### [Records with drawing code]
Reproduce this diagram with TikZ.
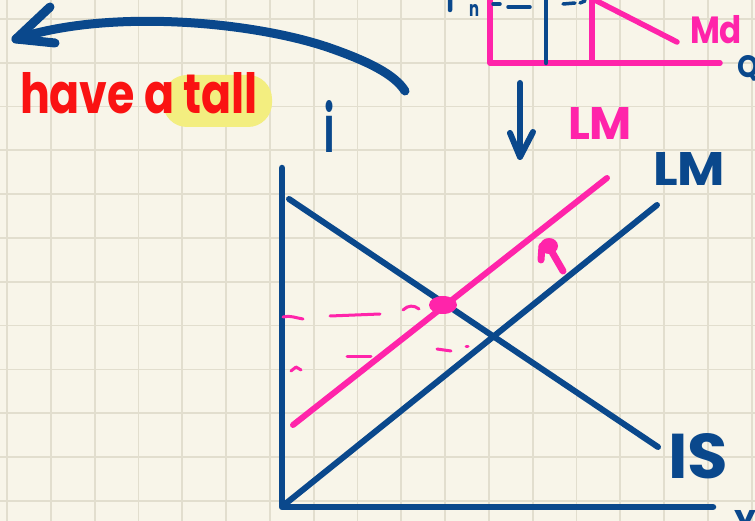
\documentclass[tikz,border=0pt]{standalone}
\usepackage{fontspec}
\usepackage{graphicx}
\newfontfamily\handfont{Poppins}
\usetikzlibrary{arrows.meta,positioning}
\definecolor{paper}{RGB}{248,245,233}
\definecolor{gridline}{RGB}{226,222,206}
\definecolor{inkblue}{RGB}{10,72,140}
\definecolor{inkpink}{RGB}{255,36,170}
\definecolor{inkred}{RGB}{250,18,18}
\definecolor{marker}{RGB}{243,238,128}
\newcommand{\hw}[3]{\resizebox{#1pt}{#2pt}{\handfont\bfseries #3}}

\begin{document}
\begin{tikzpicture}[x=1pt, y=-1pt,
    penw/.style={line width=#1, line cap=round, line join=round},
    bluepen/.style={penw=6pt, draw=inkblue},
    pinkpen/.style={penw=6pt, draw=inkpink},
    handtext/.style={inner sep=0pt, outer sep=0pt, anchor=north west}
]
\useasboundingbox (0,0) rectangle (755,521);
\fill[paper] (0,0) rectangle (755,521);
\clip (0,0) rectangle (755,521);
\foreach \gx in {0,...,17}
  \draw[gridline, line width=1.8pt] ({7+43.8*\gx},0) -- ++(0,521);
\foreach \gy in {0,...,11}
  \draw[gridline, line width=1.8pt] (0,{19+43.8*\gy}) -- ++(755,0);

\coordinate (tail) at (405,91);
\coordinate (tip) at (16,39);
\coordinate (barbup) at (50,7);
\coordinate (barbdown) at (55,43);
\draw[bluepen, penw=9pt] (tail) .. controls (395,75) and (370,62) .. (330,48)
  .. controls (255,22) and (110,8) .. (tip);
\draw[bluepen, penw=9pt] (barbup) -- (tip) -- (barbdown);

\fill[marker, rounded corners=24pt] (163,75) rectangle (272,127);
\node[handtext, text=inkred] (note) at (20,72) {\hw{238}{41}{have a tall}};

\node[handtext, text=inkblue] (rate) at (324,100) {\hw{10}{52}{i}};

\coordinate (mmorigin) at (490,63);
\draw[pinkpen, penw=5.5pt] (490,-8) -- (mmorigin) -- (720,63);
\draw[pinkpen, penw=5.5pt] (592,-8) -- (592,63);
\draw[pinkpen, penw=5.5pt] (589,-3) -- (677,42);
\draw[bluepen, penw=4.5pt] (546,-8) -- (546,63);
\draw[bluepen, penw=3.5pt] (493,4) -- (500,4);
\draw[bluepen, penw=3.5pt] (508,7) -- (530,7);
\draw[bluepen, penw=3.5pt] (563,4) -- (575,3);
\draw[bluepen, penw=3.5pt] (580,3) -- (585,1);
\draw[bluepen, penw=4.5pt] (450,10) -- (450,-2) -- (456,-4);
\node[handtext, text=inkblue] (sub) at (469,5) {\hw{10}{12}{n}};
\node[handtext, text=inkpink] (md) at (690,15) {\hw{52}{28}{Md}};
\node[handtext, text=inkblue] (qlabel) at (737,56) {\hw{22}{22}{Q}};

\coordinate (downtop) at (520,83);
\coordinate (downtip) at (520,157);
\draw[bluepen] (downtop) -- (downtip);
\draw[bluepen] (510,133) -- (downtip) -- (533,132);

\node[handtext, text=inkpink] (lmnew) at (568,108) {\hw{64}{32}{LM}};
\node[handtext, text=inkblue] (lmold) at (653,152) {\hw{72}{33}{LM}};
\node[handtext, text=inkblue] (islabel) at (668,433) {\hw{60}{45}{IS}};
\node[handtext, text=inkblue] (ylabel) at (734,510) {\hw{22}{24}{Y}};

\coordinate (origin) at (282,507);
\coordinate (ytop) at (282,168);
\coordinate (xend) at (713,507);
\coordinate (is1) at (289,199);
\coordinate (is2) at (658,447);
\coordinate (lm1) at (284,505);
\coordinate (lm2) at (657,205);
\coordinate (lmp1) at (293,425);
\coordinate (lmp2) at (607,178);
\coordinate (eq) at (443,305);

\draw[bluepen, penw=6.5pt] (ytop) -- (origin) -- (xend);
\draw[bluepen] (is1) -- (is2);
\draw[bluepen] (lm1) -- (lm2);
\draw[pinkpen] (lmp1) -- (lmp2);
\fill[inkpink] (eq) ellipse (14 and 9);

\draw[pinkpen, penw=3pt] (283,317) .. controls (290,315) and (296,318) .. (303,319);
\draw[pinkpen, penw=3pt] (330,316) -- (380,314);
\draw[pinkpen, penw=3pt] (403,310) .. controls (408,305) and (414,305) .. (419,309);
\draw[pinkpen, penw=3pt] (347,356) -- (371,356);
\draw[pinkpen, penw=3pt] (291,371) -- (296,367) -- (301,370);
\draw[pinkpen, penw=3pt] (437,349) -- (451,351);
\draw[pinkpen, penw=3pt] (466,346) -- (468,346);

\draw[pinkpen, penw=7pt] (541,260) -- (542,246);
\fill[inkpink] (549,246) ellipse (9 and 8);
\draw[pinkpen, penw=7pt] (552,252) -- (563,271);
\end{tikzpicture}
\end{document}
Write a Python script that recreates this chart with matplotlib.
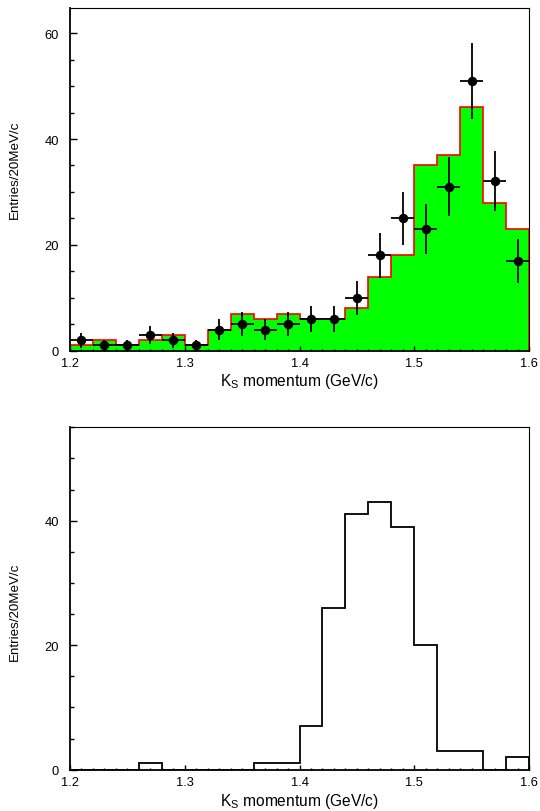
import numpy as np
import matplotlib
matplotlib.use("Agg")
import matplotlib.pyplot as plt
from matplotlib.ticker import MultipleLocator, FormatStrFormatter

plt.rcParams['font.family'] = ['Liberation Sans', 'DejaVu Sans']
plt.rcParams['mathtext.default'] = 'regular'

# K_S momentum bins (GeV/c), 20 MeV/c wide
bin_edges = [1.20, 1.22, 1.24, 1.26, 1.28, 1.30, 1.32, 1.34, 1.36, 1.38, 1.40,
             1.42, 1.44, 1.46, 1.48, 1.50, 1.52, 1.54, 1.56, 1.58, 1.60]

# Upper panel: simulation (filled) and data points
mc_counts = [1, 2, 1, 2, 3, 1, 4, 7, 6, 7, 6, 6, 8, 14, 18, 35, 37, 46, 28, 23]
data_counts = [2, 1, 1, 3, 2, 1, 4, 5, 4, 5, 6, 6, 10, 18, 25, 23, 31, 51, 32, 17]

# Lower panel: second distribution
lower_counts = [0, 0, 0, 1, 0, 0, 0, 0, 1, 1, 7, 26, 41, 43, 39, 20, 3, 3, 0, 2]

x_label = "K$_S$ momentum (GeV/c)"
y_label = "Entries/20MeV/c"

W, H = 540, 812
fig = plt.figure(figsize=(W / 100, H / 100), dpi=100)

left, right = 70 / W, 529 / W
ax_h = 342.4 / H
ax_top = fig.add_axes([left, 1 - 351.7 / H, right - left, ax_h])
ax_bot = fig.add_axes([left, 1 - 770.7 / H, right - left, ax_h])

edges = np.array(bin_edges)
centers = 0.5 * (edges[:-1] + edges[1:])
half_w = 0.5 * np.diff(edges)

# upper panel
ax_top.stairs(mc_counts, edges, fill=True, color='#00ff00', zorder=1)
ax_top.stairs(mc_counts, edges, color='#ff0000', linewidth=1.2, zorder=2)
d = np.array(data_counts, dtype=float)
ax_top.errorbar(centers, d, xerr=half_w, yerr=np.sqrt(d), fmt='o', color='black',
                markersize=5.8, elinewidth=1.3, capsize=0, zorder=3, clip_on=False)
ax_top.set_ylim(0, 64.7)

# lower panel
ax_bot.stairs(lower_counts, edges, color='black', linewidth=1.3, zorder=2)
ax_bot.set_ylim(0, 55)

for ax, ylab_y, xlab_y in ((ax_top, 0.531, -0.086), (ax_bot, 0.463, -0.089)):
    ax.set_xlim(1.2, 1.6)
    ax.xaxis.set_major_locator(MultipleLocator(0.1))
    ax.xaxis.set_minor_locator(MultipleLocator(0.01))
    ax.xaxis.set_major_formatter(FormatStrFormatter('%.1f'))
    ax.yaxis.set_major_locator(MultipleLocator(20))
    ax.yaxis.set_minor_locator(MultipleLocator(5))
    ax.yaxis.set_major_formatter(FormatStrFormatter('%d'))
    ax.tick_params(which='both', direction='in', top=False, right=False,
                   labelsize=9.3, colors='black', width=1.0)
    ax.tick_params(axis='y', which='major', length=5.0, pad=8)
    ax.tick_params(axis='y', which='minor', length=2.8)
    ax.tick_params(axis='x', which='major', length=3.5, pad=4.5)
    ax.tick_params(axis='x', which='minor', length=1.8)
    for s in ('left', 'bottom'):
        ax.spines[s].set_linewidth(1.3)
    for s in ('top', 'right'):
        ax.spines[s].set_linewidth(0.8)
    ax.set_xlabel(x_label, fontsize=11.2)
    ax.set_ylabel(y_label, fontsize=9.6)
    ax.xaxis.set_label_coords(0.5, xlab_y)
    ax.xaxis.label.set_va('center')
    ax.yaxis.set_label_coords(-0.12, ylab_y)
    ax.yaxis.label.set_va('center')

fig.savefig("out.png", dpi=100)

### [What you are asked to do]
From the entries above, copy exactly the lines starting at the one with "Write a Python" and stopping at the one with "ax_top.set_ylim(0, 64.7)", keeping both ends. Drop the pictures.

### [Result below]
Write a Python script that recreates this chart with matplotlib.
import numpy as np
import matplotlib
matplotlib.use("Agg")
import matplotlib.pyplot as plt
from matplotlib.ticker import MultipleLocator, FormatStrFormatter

plt.rcParams['font.family'] = ['Liberation Sans', 'DejaVu Sans']
plt.rcParams['mathtext.default'] = 'regular'

# K_S momentum bins (GeV/c), 20 MeV/c wide
bin_edges = [1.20, 1.22, 1.24, 1.26, 1.28, 1.30, 1.32, 1.34, 1.36, 1.38, 1.40,
             1.42, 1.44, 1.46, 1.48, 1.50, 1.52, 1.54, 1.56, 1.58, 1.60]

# Upper panel: simulation (filled) and data points
mc_counts = [1, 2, 1, 2, 3, 1, 4, 7, 6, 7, 6, 6, 8, 14, 18, 35, 37, 46, 28, 23]
data_counts = [2, 1, 1, 3, 2, 1, 4, 5, 4, 5, 6, 6, 10, 18, 25, 23, 31, 51, 32, 17]

# Lower panel: second distribution
lower_counts = [0, 0, 0, 1, 0, 0, 0, 0, 1, 1, 7, 26, 41, 43, 39, 20, 3, 3, 0, 2]

x_label = "K$_S$ momentum (GeV/c)"
y_label = "Entries/20MeV/c"

W, H = 540, 812
fig = plt.figure(figsize=(W / 100, H / 100), dpi=100)

left, right = 70 / W, 529 / W
ax_h = 342.4 / H
ax_top = fig.add_axes([left, 1 - 351.7 / H, right - left, ax_h])
ax_bot = fig.add_axes([left, 1 - 770.7 / H, right - left, ax_h])

edges = np.array(bin_edges)
centers = 0.5 * (edges[:-1] + edges[1:])
half_w = 0.5 * np.diff(edges)

# upper panel
ax_top.stairs(mc_counts, edges, fill=True, color='#00ff00', zorder=1)
ax_top.stairs(mc_counts, edges, color='#ff0000', linewidth=1.2, zorder=2)
d = np.array(data_counts, dtype=float)
ax_top.errorbar(centers, d, xerr=half_w, yerr=np.sqrt(d), fmt='o', color='black',
                markersize=5.8, elinewidth=1.3, capsize=0, zorder=3, clip_on=False)
ax_top.set_ylim(0, 64.7)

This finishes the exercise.